Last week the writer and broadcaster Simon Jenkins wrote an opinion piece in The Guardian under the title, ‘If we can do without GCSEs and university exams now, why go back?’ While many Indian students were just about able to finish their March 2020 board exams before the global Covid-19 lockdown began, almost everyone around the world sitting May or June exams, or studying at a school offering a curriculum assessed using an international exam board, was left with school closures and their final exams cancelled… my son included. While some students were initially happy that ‘vacations’ began early, the euphoria ended quickly as online learning became a new normal, especially for independent schools, with children as young as 5 receiving online classes via Google Meet or Zoom.
While most classes will eventually bounce back to whatever we define as normal again, the reality for the Class of 2020 has been very different from what they imagined for the final months of their high school experience… and where has this left them as far as their university places are concerned? Well, for most of them it hasn’t made much of a difference; they have their predicted grades based on what teachers know of them, they have their offers from the college applications they submitted before the Covid-19 crisis hit and they have now (last weekend in our house) graduated online. The biggest decision is whether to defer the start of their course or not and what to do with their time that will add value to their CV if they choose to wait for the next round of ‘freshers’ weeks’ (what is it we go to university for, after all?).
IS EDUCATION ONLY ABOUT MARKS?
Jenkins makes the point that for most courses and for most people, taking an examination in a large hall is a throwback to a time when this was the only way to assess a group of people to check whether they had remembered what they were supposed to know. He goes on to say that some subjects, mathematics being the example given, have changed so much with the advent of computing that we are dumbing it down in school by unnecessarily limiting possibilities, failing our students and our society, by teaching out-dated problems so as to keep exams and classrooms computer free. This sentiment has made it into mainstream Bollywood cinema with 3 Idiots (2009) questioning the idea of rote-learning to securing high marks vs. application of theories in real life. Only a few countries offer a maths curriculum in which the power of calculators capable of solving differential equations can be utilised, which allows a far more imaginative and relevant applied mathematical education to be delivered.
Some of the most interesting courses I’ve seen over the years have been offered in schools that were free from the shackles of national examination boards. In accredited schools offering a high school diploma, teachers are free to write and assess their own units. Once foundation courses in English have been covered, imagine having the choice of courses as current and urgent as Science Fiction’s view of the Future or Modern Day Love in Literature. The assessment of these courses is conducted through the evaluation of a portfolio of research, reflection and writing that can be both individual and collaborative; this develops skills far more closely resembling those we need for the work we do in our day-to-day jobs.
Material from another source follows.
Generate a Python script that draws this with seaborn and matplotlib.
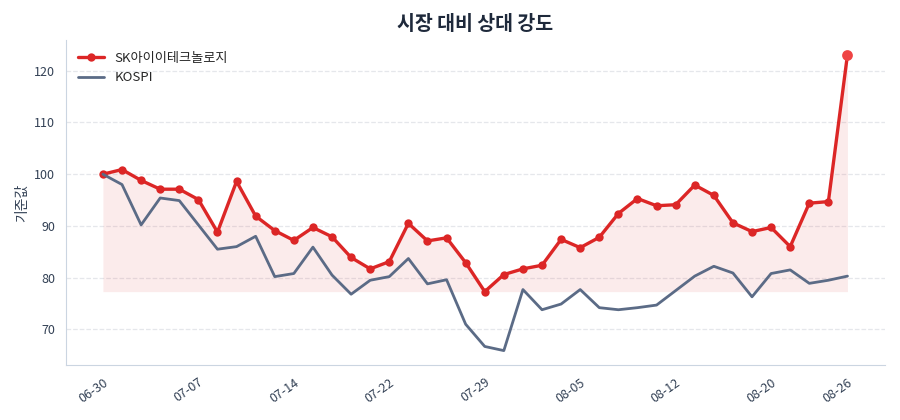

Some of the most creative student work I’ve seen was made in studios that belonged to NGOs like the Agastya Foundation in Bangalore and after-school programmes that have been put on to supplement what little real art and design is being taught in schools. Unfortunately, most school art, pottery and design studios are filled with the work of the very talented assistants that schools hire to help run the activities that students participate in… sometimes by doing and sometimes by watching.
WHAT ARE EXAMS FOR?
I’m a great fan of formative assessment… teachers giving feedback that causes learning, but I have to confess that I’m not a great fan of the way that we assess students in state, national and international exams. I’m certainly not a fan of the way that I have seen some of these examinations being managed or conducted; a consequence of the way they are supervised using teachers from other schools, of their high stakes nature and of the often rote-learned content that is there for its own sake.
There are many inspiring success stories of people who moved away from conventional learning to achieve great things. While some parents are able to consider other alternative teaching methodologies such as Waldorf or Free Schools like Mirambika, many mainstream schools will not be in the position to abandon the exams that eat into so much valuable teaching and learning time. Many parents will also not be prepared to see their child go without the brand of exam board that they have bought into, but I bet that the Class of 2020 is going to do just fine. As they move through their university and early careers I am sure that we will see that not having done exams did them no harm at all. Just as when we reflect honestly on our own performance at school, that the grades we got in our exams were not the best predictor of what was to come… something that many recruiters have known for years.
As we return to school in the weeks and months to come, some of the learning from this crisis will, no doubt, serve us well in the future. It’s also the case that we will be asking ourselves whether we need to go back to doing everything the way it was done last year; we have a remarkable opportunity to change and do things that we have always wanted to try!